Layering is a good way to mitigate this problem. If you need a particular feature - like NaN math - then you should push it to its own “subsystem”. Ideally, that subsystem should only depend on what it absolutely needs in order to work. If you do this well, I believe you naturally start developing packages similar to those of Tim Holy, that “Do One Thing” (as @Tamas_Papp stated).

→ Whether or not you use a 3rd party package, build your own, or integrate that “subsystem” directly in the software you are deploying, the important part is to layer things properly. By “properly”, I guess I mean that the solution just feels natural and appropriate (not forced) given the problem at hand.

This is not as trivial as you might think. Most people will probably have to put alot of thought into their software in order to reduce this interdependency. It is actually quite annoying, because the solution just seems to make alot of sense when you build it well… but I can honestly say that my own solutions are far from harmonious when I start writing them.

Why do we want to avoid dependencies?

In order to remove interdependencies, we must try to eliminate cyclical dependencies.

A good example of this resides in most modern GUI toolkits I have used myself. Modern toolkits use some sort of callback mechanism that show up with different names:

  • Callback functions
  • Signal/slots
  • Event handlers (MS products)

These “event handlers” (I sort of like this name) are a great way to decouple widget code from that of the user application. A widget does not have to know anything about the target application in order to be useful.

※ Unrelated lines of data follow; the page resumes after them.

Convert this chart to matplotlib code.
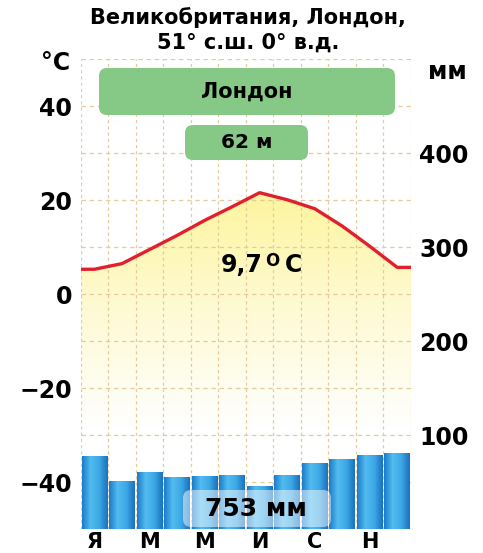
import numpy as np
import matplotlib.pyplot as plt
from matplotlib.colors import LinearSegmentedColormap
from matplotlib.patches import FancyBboxPatch

plt.rcParams['font.family'] = ['DejaVu Sans']
plt.rcParams['font.weight'] = 'bold'

# data
months = ['Я', '', 'М', '', 'М', '', 'И', '', 'С', '', 'Н', '']
temp_c = [5.3, 6.5, 9.5, 12.5, 15.7, 18.6, 21.6, 20.1, 18.2, 14.5, 10.2, 5.7]
precip_mm = [78, 51, 61, 55, 56, 58, 46, 57, 70, 75, 79, 81]
title = "Великобритания, Лондон,\n51° с.ш. 0° в.д."
city = "Лондон"
height_label = "62 м"
mean_temp_label = "9,7"
total_precip_label = "753 мм"

W, H = 483, 553
fig = plt.figure(figsize=(W / 100, H / 100), dpi=100)
ax = fig.add_axes([80.7 / W, 1 - 529 / H, 330.3 / W, 469.7 / H])
ax.set_xlim(0, 12)
ax.set_ylim(-50, 50)

grid_col = '#e3cb9e'
for x in range(13):
    ax.axvline(x, color=grid_col, lw=0.9, ls=(0, (2.5, 2.5)), zorder=2)
for y in range(-50, 51, 10):
    ax.axhline(y, color=grid_col, lw=0.9, ls=(0, (3.5, 3)), zorder=2)

# temperature line, extended flat to the edges
centers = np.arange(12) + 0.5
tx = np.concatenate([[0], centers, [12]])
ty = np.concatenate([[temp_c[0]], temp_c, [temp_c[-1]]])

# yellow gradient under the line
ymax = max(temp_c)
grad = np.linspace(0, 1, 256).reshape(-1, 1)
cmap = LinearSegmentedColormap.from_list('yl', [(0, '#ffffff'), (0.3, '#ffffff'), (0.65, '#fefad4'), (1, '#fdf59e')])
img = ax.imshow(grad, extent=(0, 12, -50, ymax), origin='lower', aspect='auto', cmap=cmap, zorder=1)
poly = ax.fill_between(tx, ty, -50, color='none', lw=0)
img.set_clip_path(poly.get_paths()[0], transform=ax.transData)

ax.plot(tx, ty, color='#e1202b', lw=2.4, zorder=4, solid_joinstyle='round')

# precipitation bars on the mm axis
ax2 = ax.twinx()
ax2.set_ylim(0, 500)
bar_cmap = LinearSegmentedColormap.from_list('bl', ['#1c7cca', '#52bcef', '#3ca8e5', '#1b71c0'])
bars = ax2.bar(centers, precip_mm, width=0.93, color='none', zorder=3)
bgrad = np.linspace(0, 1, 64).reshape(1, -1)
for b in bars:
    x0, w, h = b.get_x(), b.get_width(), b.get_height()
    im = ax2.imshow(bgrad, extent=(x0, x0 + w, 0, h), aspect='auto', cmap=bar_cmap, zorder=3)
    im.set_clip_path(b)
ax2.set_xlim(0, 12)

for a in (ax, ax2):
    for s in a.spines.values():
        s.set_visible(False)

ax.set_yticks([-40, -20, 0, 20, 40])
ax.set_yticklabels(['−40', '−20', '0', '20', '40'])
ax2.set_yticks([100, 200, 300, 400])
ax.set_xticks(centers)
ax.set_xticklabels(months)
ax.tick_params(axis='y', length=0, pad=6, labelsize=17)
ax2.tick_params(axis='y', length=0, pad=6, labelsize=17)
ax.tick_params(axis='x', length=0, pad=2, labelsize=15)

# overlay in pixel units for labels and boxes
ov = fig.add_axes([0, 0, 1, 1], zorder=10)
ov.set_xlim(0, W)
ov.set_ylim(H, 0)
ov.axis('off')
ov.patch.set_alpha(0)


def box(x0, y0, x1, y1, fc, alpha=1.0):
    ov.add_patch(FancyBboxPatch((x0, y0), x1 - x0, y1 - y0,
                                boxstyle='round,pad=0,rounding_size=8',
                                fc=fc, ec='none', alpha=alpha))


box(99, 68, 395, 115, '#86c987')
ov.text(247, 92, city, ha='center', va='center', fontsize=15)
box(185, 125, 308, 160, '#86c987')
ov.text(246.5, 143, height_label, ha='center', va='center', fontsize=14.5)
box(183, 490, 331, 527, '#ffffff', alpha=0.5)
ov.text(256, 509, total_precip_label, ha='center', va='center', fontsize=18)

ov.text(221, 272.5, mean_temp_label, ha='left', va='baseline', fontsize=17)
ov.text(265, 266, 'O', ha='left', va='baseline', fontsize=12)
ov.text(285, 272.5, 'C', ha='left', va='baseline', fontsize=17)

ov.text(248, 30, title, ha='center', va='center', fontsize=15, linespacing=1.25)
ov.text(56, 63, '°C', ha='center', va='center', fontsize=17)
ov.text(447, 72, 'мм', ha='center', va='center', fontsize=17)

fig.savefig('out.png', dpi=100)
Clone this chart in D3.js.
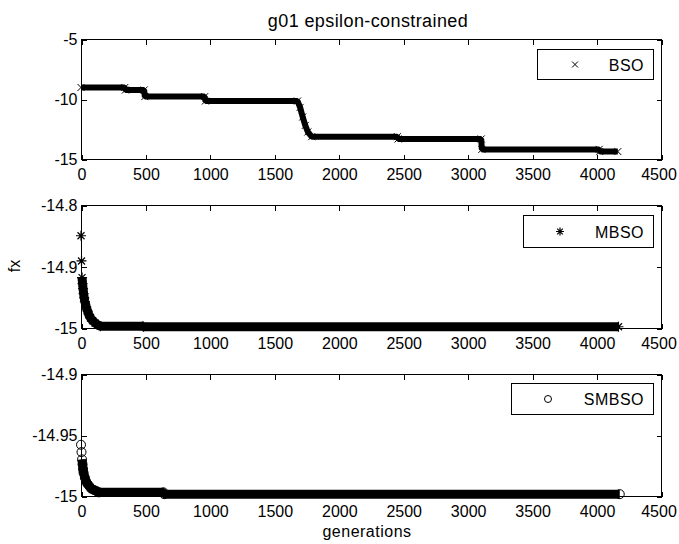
<html>
  <head>
    <title>g01 epsilon-constrained</title>
    <meta charset="utf-8" />
    <script src="https://cdnjs.cloudflare.com/ajax/libs/d3/7.6.1/d3.min.js"></script>
    <style>
      body { margin: 0; background: #fff; }
      svg { display: block; }
      text {
        font-family: "Liberation Sans", Arial, sans-serif;
        font-size: 16px;
        fill: #000;
      }
      text.title { font-size: 18px; letter-spacing: 0.4px; }
      text.lbl { letter-spacing: 0.5px; }
      .frame line, .frame rect { shape-rendering: crispEdges; }
    </style>
  </head>
  <body>
    <svg width="679" height="544"></svg>
  </body>

  <script>
    // x ticks shared by all panels
    var genTicks = [0, 500, 1000, 1500, 2000, 2500, 3000, 3500, 4000, 4500];

    // BSO (x markers) - step levels
    var bsoGen = [0, 340, 345, 490, 495, 960, 965, 1680, 1700, 1720, 1740, 1760, 1790, 2455, 2460, 3105, 3110, 4020, 4025, 4165];
    var bsoVal = [-9.04, -9.04, -9.25, -9.25, -9.8, -9.8, -10.17, -10.17, -10.7, -11.5, -12.2, -12.75, -13.14, -13.14, -13.33, -13.33, -14.2, -14.2, -14.38, -14.38];
    var bsoTicks = [-15, -10, -5];

    // MBSO (* markers)
    var mbsoGen = [0, 4, 8, 12, 16, 20, 25, 30, 40, 50, 60, 75, 90, 110, 130, 150, 480, 485, 4170];
    var mbsoVal = [-14.85, -14.891, -14.918, -14.928, -14.936, -14.944, -14.951, -14.957, -14.965, -14.972, -14.978, -14.984, -14.988, -14.992, -14.995, -14.997, -14.997, -14.998, -14.998];
    var mbsoTicks = [-15, -14.9, -14.8];

    // SMBSO (o markers)
    var smbsoGen = [0, 4, 8, 12, 16, 20, 30, 40, 50, 65, 80, 100, 120, 140, 640, 645, 4180];
    var smbsoVal = [-14.958, -14.964, -14.97, -14.974, -14.978, -14.981, -14.985, -14.988, -14.99, -14.992, -14.994, -14.995, -14.996, -14.997, -14.997, -14.9985, -14.9985];
    var smbsoTicks = [-15, -14.95, -14.9];

    const svg = d3.select("svg");
    const left = 81, right = 661;
    const xScale = d3.scaleLinear().domain([0, 4500]).range([left, right]);

    // bandFrom: first point where the markers pile up into a solid band
    const panels = [
      { name: "BSO", gen: bsoGen, val: bsoVal, ticks: bsoTicks, top: 39, bottom: 159,
        marker: "x", band: 6, bandFrom: 0, legend: [537, 49, 653, 79], mx: 575 },
      { name: "MBSO", gen: mbsoGen, val: mbsoVal, ticks: mbsoTicks, top: 205, bottom: 328,
        marker: "star", band: 9, bandFrom: 2, legend: [523, 215, 653, 247], mx: 560 },
      { name: "SMBSO", gen: smbsoGen, val: smbsoVal, ticks: smbsoTicks, top: 374, bottom: 496,
        marker: "circle", band: 9, bandFrom: 2, legend: [511, 383, 653, 414], mx: 548 },
    ];

    function drawMarker(g, type, x, y, s) {
      if (type === "x") {
        g.append("path")
          .attr("d", `M${x - s},${y - s}L${x + s},${y + s}M${x - s},${y + s}L${x + s},${y - s}`)
          .attr("stroke", "#000").attr("stroke-width", 1).attr("fill", "none");
      } else if (type === "star") {
        g.append("path")
          .attr("d", `M${x - s},${y}L${x + s},${y}M${x},${y - s}L${x},${y + s}` +
            `M${x - s * 0.7},${y - s * 0.7}L${x + s * 0.7},${y + s * 0.7}` +
            `M${x - s * 0.7},${y + s * 0.7}L${x + s * 0.7},${y - s * 0.7}`)
          .attr("stroke", "#000").attr("stroke-width", 1.2).attr("fill", "none");
      } else {
        g.append("circle").attr("cx", x).attr("cy", y).attr("r", s)
          .attr("stroke", "#000").attr("stroke-width", 1).attr("fill", "none");
      }
    }

    panels.forEach((p) => {
      const yScale = d3.scaleLinear().domain([p.ticks[0], p.ticks[2]]).range([p.bottom, p.top]);
      const g = svg.append("g");
      const frame = g.append("g").attr("class", "frame");

      // box
      frame.append("rect")
        .attr("x", left + 0.5).attr("y", p.top + 0.5)
        .attr("width", right - left).attr("height", p.bottom - p.top)
        .attr("fill", "#fff").attr("stroke", "#000").attr("stroke-width", 1);

      // ticks, pointing inwards on all four sides
      const xb = d3.axisBottom(xScale).tickValues(genTicks).tickSize(-5).tickPadding(9).tickFormat(d3.format("d"));
      const xt = d3.axisTop(xScale).tickValues(genTicks).tickSize(-5).tickFormat("");
      const yl = d3.axisLeft(yScale).tickValues(p.ticks).tickSize(-5).tickPadding(4).tickFormat((d) => String(d));
      const yr = d3.axisRight(yScale).tickValues(p.ticks).tickSize(-5).tickFormat("");
      [
        [xb, `translate(0.5,${p.bottom + 0.5})`],
        [xt, `translate(0.5,${p.top + 0.5})`],
        [yl, `translate(${left + 0.5},0.5)`],
        [yr, `translate(${right + 0.5},0.5)`],
      ].forEach(([ax, tr]) => {
        const a = frame.append("g").attr("transform", tr).call(ax);
        a.select(".domain").remove();
        a.selectAll("line").attr("stroke", "#000");
        a.selectAll("text").attr("font-size", null).attr("font-family", null).attr("fill", "#000");
      });
      // last x label sits a little left so it stays inside the window
      frame.selectAll(".tick text").filter((d) => d === 4500).attr("dx", -3);

      // data: dense overlapping markers appear as a thick band
      const pts = p.gen.map((gg, i) => [gg, p.val[i]]);
      g.append("path")
        .datum(pts.slice(p.bandFrom))
        .attr("d", d3.line().x((d) => xScale(d[0])).y((d) => yScale(d[1])))
        .attr("fill", "none").attr("stroke", "#000")
        .attr("stroke-width", p.band).attr("stroke-linejoin", "bevel");
      const size = p.marker === "circle" ? 4.5 : p.marker === "star" ? 5 : 3.5;
      pts.forEach((d) => drawMarker(g, p.marker, xScale(d[0]), yScale(d[1]), size));

      // legend
      const [lx0, ly0, lx1, ly1] = p.legend;
      frame.append("rect")
        .attr("x", lx0 + 0.5).attr("y", ly0 + 0.5)
        .attr("width", lx1 - lx0).attr("height", ly1 - ly0)
        .attr("fill", "#fff").attr("stroke", "#000");
      const lm = g.append("g");
      drawMarker(lm, p.marker, p.mx, (ly0 + ly1) / 2 + 0.5, p.marker === "circle" ? 3.5 : p.marker === "star" ? 4 : 3);
      g.append("text").attr("class", "lbl")
        .attr("x", 644).attr("y", (ly0 + ly1) / 2 + 1)
        .attr("dy", "0.35em").attr("text-anchor", "end")
        .text(p.name);
    });

    svg.append("text").attr("class", "title").attr("x", 368).attr("y", 27).attr("text-anchor", "middle")
      .text("g01 epsilon-constrained");
    svg.append("text").attr("class", "lbl").attr("x", 367).attr("y", 537).attr("text-anchor", "middle")
      .text("generations");
    svg.append("text").attr("transform", "translate(20,266) rotate(-90)")
      .attr("text-anchor", "middle").text("fx");
  </script>
</html>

How to reduce interdependencies in Plots.jl?

Well, one example that comes to mind is to build a clean interface to plots that does not depend on any of the backends directly. Let’s call this module PlotsBase.

The next layer up would simply be the implementation of the PlotsBase interface. Moreover, to avoid being stuck with a master module that knows about all plotting backends, one would have to create seperate modules for the different implementations:

(PlotsBase, GR) <- GR_Plots
(PlotsBase, PyPlot) <- PyPlot_Plots
(PlotsBase, InspectDR) <- InspectDR_Plots
...

But what about the users that what a plug-and-play experience - and don’t want to pick their plotting backend with a using statement, but would rather call backend(:gr)?

→ They can instead call the higher-level wrapper module called Plots:

(PlotsBase, GR_Plots, PyPlot_Plots, InspectDR_Plots, ...) <- Plots

What’s so good about this new Plots hierarchy?

If a user/company now wants to build their own private plotting backend compatible with the PlotsBase module, they can do so without having to maintain a modified version of the Plots.jl package. They can just use PlotsBase as-is, because PlotsBase does not require implementation details of the plotting backends.

2 Likes

This is what’s being done with Makie.jl

I totally agree with this. Most of what I want to say has already been said in this thread. Dependency is not any different than the initial using Base, as long as the quality of the included packages follows the above mentioned principles. While my most included packages may reflect my specific field, it’s the packages @Tamas_Papp mentioned (and e.g. @tim.holy writes) that lead to really cool innovations.

One thing that occurred to me: it may be important to differentiate dependencies for developers vs dependencies for users. It sounds as if the majority of folks here are talking about reducing dependencies within their own packages by splitting code up into separate packages based on their requirements. This leads to a proliferation of smaller packages, which means users of those packages will have (lighter-weight) dependencies.